On 10/03/2014 10:25 AM, Diogo FC Patrao wrote:


On Fri, Oct 3, 2014 at 1:38 PM, Peter F. Patel-Schneider
<[email protected] <mailto:[email protected]>> wrote:

    One problem with allowing HTML submission is ensuring that reviewers can
    correctly view the submission as the authors intended it to be viewed.
    How would you feel if your paper was rejected because one of the reviewers
    could not view portions of it?  At least with PDF there is a reasonably
    good chance that every paper can be correctly viewed by all its reviewers,
    even if they have to print it out.  I don't think that the same claim can
    be made for HTML-based systems.



The majority of journals I'm familiar with mandates a certain format for
submission: font size, figure format, etc. So, in a HTML format submission,
there should be rules as well, a standard CSS and the right elements and
classes. Not different from getting a word(c) or latex template.

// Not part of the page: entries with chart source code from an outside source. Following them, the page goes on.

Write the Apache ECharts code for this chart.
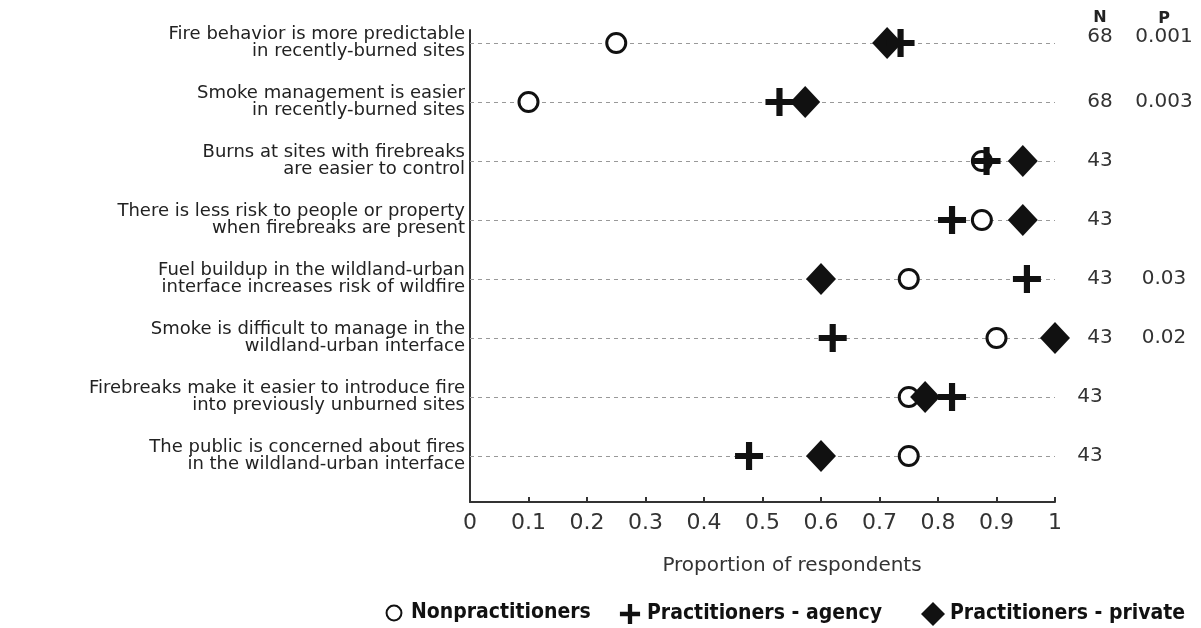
<!DOCTYPE html>
<html><head><meta charset="utf-8">
<script src="https://cdn.jsdelivr.net/npm/echarts@6/dist/echarts.min.js"></script>
<style>html,body{margin:0;padding:0;background:#fff}#c{width:1201px;height:628px}</style>
</head><body><div id="c"></div>
<script>
const categories = [
  'Fire behavior is more predictable\nin recently-burned sites',
  'Smoke management is easier\nin recently-burned sites',
  'Burns at sites with firebreaks\nare easier to control',
  'There is less risk to people or property\nwhen firebreaks are present',
  'Fuel buildup in the wildland-urban\ninterface increases risk of wildfire',
  'Smoke is difficult to manage in the\nwildland-urban interface',
  'Firebreaks make it easier to introduce fire\ninto previously unburned sites',
  'The public is concerned about fires\nin the wildland-urban interface'
];
const nonpractitioners = [0.25, 0.10, 0.875, 0.875, 0.75, 0.90, 0.75, 0.75];
const agency = [0.736, 0.529, 0.883, 0.824, 0.952, 0.62, 0.824, 0.477];
const privatePract = [0.713, 0.573, 0.945, 0.945, 0.60, 1.0, 0.778, 0.60];
const nValues = ['68', '68', '43', '43', '43', '43', '43', '43'];
const pValues = ['0.001', '0.003', '', '', '0.03', '0.02', '', ''];
const xTicks = [0, 1, 0.1];
const seriesNames = ['Nonpractitioners', 'Practitioners - agency', 'Practitioners - private'];
const columnHeaders = ['N', 'P'];

const FONT = 'DejaVu Sans';
const TXT = '#333';
const PLUS = 'path://M39,0H61V39H100V61H61V100H39V61H0V39H39Z';
const ICON_CIRCLE = 'path://M0,0M100,100M50,19A31,31 0 1,1 50,81A31,31 0 1,1 50,19Z';
const ICON_PLUS = 'path://M0,0M100,100M41,8H59V41H92V59H59V92H41V59H8V41H41Z';
const ICON_DIAMOND = 'path://M50,0L100,50L50,100L0,50Z';

const rowIdx = categories.map((c, i) => i);
function idx(v) {
  const r = Math.round(v);
  return Math.abs(v - r) < 1e-6 && r >= 0 && r < categories.length ? r : -1;
}
const yBase = { type: 'value', inverse: true, min: -0.22, max: 7.78 };

const legendBase = {
  bottom: -3, itemWidth: 24, itemHeight: 24, itemGap: 0,
  textStyle: { fontFamily: 'DejaVu Sans Condensed, DejaVu Sans', fontWeight: 'bold', fontSize: 21, color: '#111' }
};

const chart = echarts.init(document.getElementById('c'), null, { renderer: 'canvas' });
chart.setOption({
  animation: false,
  backgroundColor: '#fff',
  textStyle: { fontFamily: FONT },
  title: {
    text: columnHeaders[0], left: 1100, top: 10, textAlign: 'center', padding: 0,
    textStyle: { fontFamily: FONT, fontSize: 16, fontWeight: 'bold', color: '#222' }
  },
  grid: { left: 470, right: 146, top: 30, bottom: 126, containLabel: false },
  xAxis: {
    type: 'value', min: xTicks[0], max: xTicks[1], interval: xTicks[2],
    name: 'Proportion of respondents', nameLocation: 'middle', nameGap: 54,
    nameTextStyle: { fontFamily: FONT, fontSize: 20, color: TXT, padding: [0, 0, 0, 59] },
    axisLine: { show: true, onZero: false, lineStyle: { color: '#333', width: 2 } },
    axisTick: { show: true, inside: true, length: 5, lineStyle: { color: '#333', width: 2 } },
    axisLabel: { fontFamily: FONT, fontSize: 22, color: TXT, margin: 10 },
    splitLine: { show: false }
  },
  yAxis: [
    Object.assign({}, yBase, {
      position: 'left',
      axisLine: { show: true, onZero: false, lineStyle: { color: '#333', width: 2 } },
      axisTick: { show: true, inside: true, length: 4, customValues: rowIdx, lineStyle: { color: '#333', width: 1 } },
      axisLabel: {
        fontFamily: FONT, fontSize: 18, color: '#222', lineHeight: 17, margin: 5, align: 'right',
        padding: [0, 0, 5, 0], customValues: rowIdx,
        formatter: v => { const i = idx(v); return i < 0 ? '' : categories[i]; }
      },
      splitLine: { show: false }
    }),
    Object.assign({}, yBase, {
      position: 'right', offset: 45,
      axisLine: { show: false }, axisTick: { show: false }, splitLine: { show: false },
      axisLabel: {
        fontFamily: FONT, fontSize: 20, color: TXT, margin: 0, align: 'center', customValues: rowIdx,
        formatter: v => { const i = idx(v); if (i < 0) return '';
          if (i === 0) return '{up|' + nValues[i] + '}';
          if (i >= 6) return '{lft|' + nValues[i] + '}';
          return nValues[i]; },
        rich: {
          up: { fontFamily: FONT, fontSize: 20, color: TXT, padding: [0, 0, 12, 0] },
          lft: { fontFamily: FONT, fontSize: 20, color: TXT, padding: [0, 20, 0, 0] }
        }
      }
    }),
    Object.assign({}, yBase, {
      position: 'right', offset: 109,
      name: columnHeaders[1], nameLocation: 'start', nameGap: 3, nameMoveOverlap: false,
      nameTextStyle: { fontFamily: FONT, fontSize: 16, fontWeight: 'bold', color: '#222', align: 'center' },
      axisLine: { show: false }, axisTick: { show: false }, splitLine: { show: false },
      axisLabel: {
        fontFamily: FONT, fontSize: 20, color: TXT, margin: 0, align: 'center', customValues: rowIdx,
        formatter: v => { const i = idx(v); if (i < 0) return '';
          if (i === 0) return '{up|' + pValues[i] + '}';
          return pValues[i]; },
        rich: {
          up: { fontFamily: FONT, fontSize: 20, color: TXT, padding: [0, 0, 12, 0] }
        }
      }
    })
  ],
  legend: [
    Object.assign({}, legendBase, { left: 376, data: [{ name: seriesNames[0], icon: ICON_CIRCLE }] }),
    Object.assign({}, legendBase, { left: 613, data: [{ name: seriesNames[1], icon: ICON_PLUS }] }),
    Object.assign({}, legendBase, { left: 916, data: [{ name: seriesNames[2], icon: ICON_DIAMOND }] })
  ],
  series: [
    {
      name: seriesNames[0], type: 'scatter', z: 2, symbol: 'circle', symbolSize: 19,
      itemStyle: { color: '#fff', borderColor: '#111', borderWidth: 3, opacity: 1 },
      data: nonpractitioners.map((v, i) => [v, i]),
      markLine: {
        silent: true, symbol: 'none', label: { show: false }, animation: false, z: 1,
        lineStyle: { color: '#999', width: 1, type: [4, 4] },
        emphasis: { disabled: true },
        data: rowIdx.map(i => ({ yAxis: i }))
      }
    },
    {
      name: seriesNames[2], type: 'scatter', z: 3, symbol: 'diamond', symbolSize: [30, 32],
      itemStyle: { color: '#111', opacity: 1 },
      data: privatePract.map((v, i) => [v, i])
    },
    {
      name: seriesNames[1], type: 'scatter', z: 4, symbol: PLUS, symbolSize: 28,
      itemStyle: { color: '#111', opacity: 1 },
      data: agency.map((v, i) => [v, i])
    }
  ]
});
</script>
</body></html>
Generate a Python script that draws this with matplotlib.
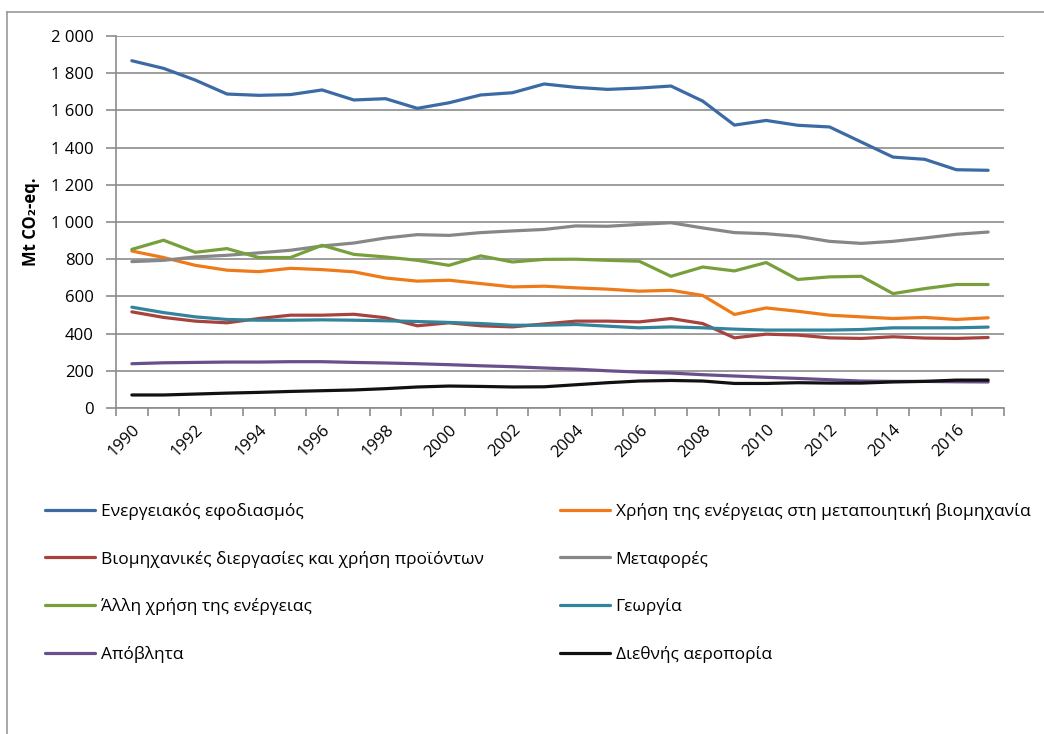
import matplotlib
matplotlib.use("Agg")
from matplotlib import pyplot as plt
from matplotlib.lines import Line2D
import numpy as np

years = list(range(1990, 2018))

energy_supply = [1867, 1826, 1763, 1688, 1681, 1685, 1710, 1656, 1663, 1611,
                 1641, 1683, 1695, 1742, 1724, 1713, 1720, 1731, 1650, 1521,
                 1546, 1520, 1511, 1430, 1349, 1337, 1281, 1278]
manufacturing = [844, 809, 767, 741, 733, 751, 744, 732, 699, 682,
                 687, 669, 651, 655, 646, 639, 628, 633, 605, 503,
                 538, 520, 499, 490, 481, 487, 476, 485]
industrial = [517, 487, 467, 458, 481, 499, 499, 504, 485, 442,
              458, 442, 436, 452, 467, 467, 463, 481, 454, 377,
              397, 392, 377, 374, 383, 376, 374, 379]
transport = [787, 794, 812, 821, 834, 848, 871, 887, 914, 932,
             928, 943, 952, 960, 979, 977, 987, 996, 968, 943,
             937, 923, 896, 885, 896, 914, 934, 946]
other_energy = [853, 902, 837, 857, 809, 809, 875, 826, 812, 794,
                767, 818, 785, 799, 800, 794, 789, 708, 758, 737,
                782, 691, 705, 708, 615, 642, 664, 664]
agriculture = [542, 513, 490, 476, 472, 472, 474, 472, 469, 465,
               460, 454, 445, 445, 449, 440, 431, 436, 431, 424,
               419, 419, 419, 422, 431, 431, 431, 435]
waste = [238, 243, 245, 247, 247, 249, 249, 245, 242, 238,
         233, 227, 222, 215, 209, 200, 193, 188, 179, 172,
         165, 159, 152, 145, 143, 143, 141, 140]
aviation = [70, 70, 75, 80, 84, 89, 93, 97, 104, 113,
            118, 116, 113, 114, 125, 136, 145, 148, 145, 132,
            132, 136, 134, 134, 140, 143, 150, 150]

labels = [
    "Ενεργειακός εφοδιασμός",
    "Χρήση της ενέργειας στη μεταποιητική βιομηχανία",
    "Βιομηχανικές διεργασίες και χρήση προϊόντων",
    "Μεταφορές",
    "Άλλη χρήση της ενέργειας",
    "Γεωργία",
    "Απόβλητα",
    "Διεθνής αεροπορία",
]
colors = ["#3c6aa4", "#ee7a1a", "#a8423f", "#878787",
          "#77a03c", "#31849b", "#69508c", "#111111"]
series = [energy_supply, manufacturing, industrial, transport,
          other_energy, agriculture, waste, aviation]

plt.rcParams["font.family"] = ["Open Sans", "DejaVu Sans"]

fig = plt.figure(figsize=(10.44, 7.34), dpi=100)
W, H = 1044, 734
ax = fig.add_axes([116 / W, 1 - 408 / H, (1004 - 116) / W, (408 - 36) / H])

x = np.arange(len(years))
for vals, col, lab in zip(series, colors, labels):
    ax.plot(x, vals, color=col, lw=2.3, label=lab, solid_capstyle="round")

grid_col = "#8c8c8c"
ax.set_xlim(-0.5, len(years) - 0.5)
ax.set_ylim(0, 2000)
ax.set_yticks(range(0, 2001, 200))
ax.set_yticklabels([f"{v:,}".replace(",", " ") for v in range(0, 2001, 200)])
ax.yaxis.grid(True, color=grid_col, lw=1.2)
ax.set_axisbelow(True)

ax.set_xticks(x[::2])
ax.set_xticklabels([str(y) for y in years[::2]], rotation=45,
                   ha="right", va="top", rotation_mode="anchor")
ax.set_xticks(np.arange(-0.5, len(years)), minor=True)
ax.tick_params(axis="x", which="major", length=0, pad=10, labelsize=12)
ax.tick_params(axis="x", which="minor", length=6, color=grid_col, width=1.2)
ax.tick_params(axis="y", length=7, color=grid_col, width=1.2, pad=9,
               labelsize=12)

for side in ["top", "right"]:
    ax.spines[side].set_visible(False)
for side in ["left", "bottom"]:
    ax.spines[side].set_color(grid_col)
    ax.spines[side].set_linewidth(1.2)

ax.set_ylabel("Mt CO₂-eq.", fontweight="bold", fontsize=12, labelpad=8)

# outer chart frame
fig.add_artist(Line2D([7 / W, 1.0], [1 - 12 / H, 1 - 12 / H],
                      color="#9a9a9a", lw=1.2, transform=fig.transFigure))
fig.add_artist(Line2D([7 / W, 7 / W], [0, 1 - 12 / H],
                      color="#9a9a9a", lw=1.2, transform=fig.transFigure))

handles, labs = ax.get_legend_handles_labels()
leg_kw = dict(frameon=False, fontsize=12.5, handlelength=2.9, handletextpad=0.3,
              labelspacing=1.76, loc="upper left", borderaxespad=0, borderpad=0)
left_idx = [0, 2, 4, 6]
right_idx = [1, 3, 5, 7]
leg1 = fig.legend([handles[i] for i in left_idx], [labs[i] for i in left_idx],
                  bbox_to_anchor=(45 / W, 1 - 503 / H), **leg_kw)
leg2 = fig.legend([handles[i] for i in right_idx], [labs[i] for i in right_idx],
                  bbox_to_anchor=(560 / W, 1 - 503 / H), **leg_kw)

fig.savefig("out.png", dpi=100)
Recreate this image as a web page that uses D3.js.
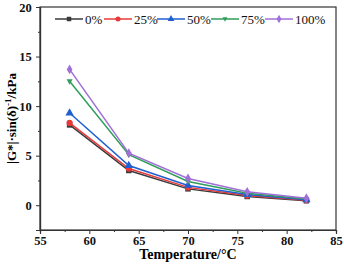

This might help. However, someone has to do this, and ensure that the result is generally viewable.


    Web conference vitally use the web in their reviewing and publishing
    processes.  Doesn't that show their allegiance to the web?  Would the use
    of HTML make a conference more webby?


As someone said, this is leading by example.

Yes, but what makes HTML better for being webby than PDF?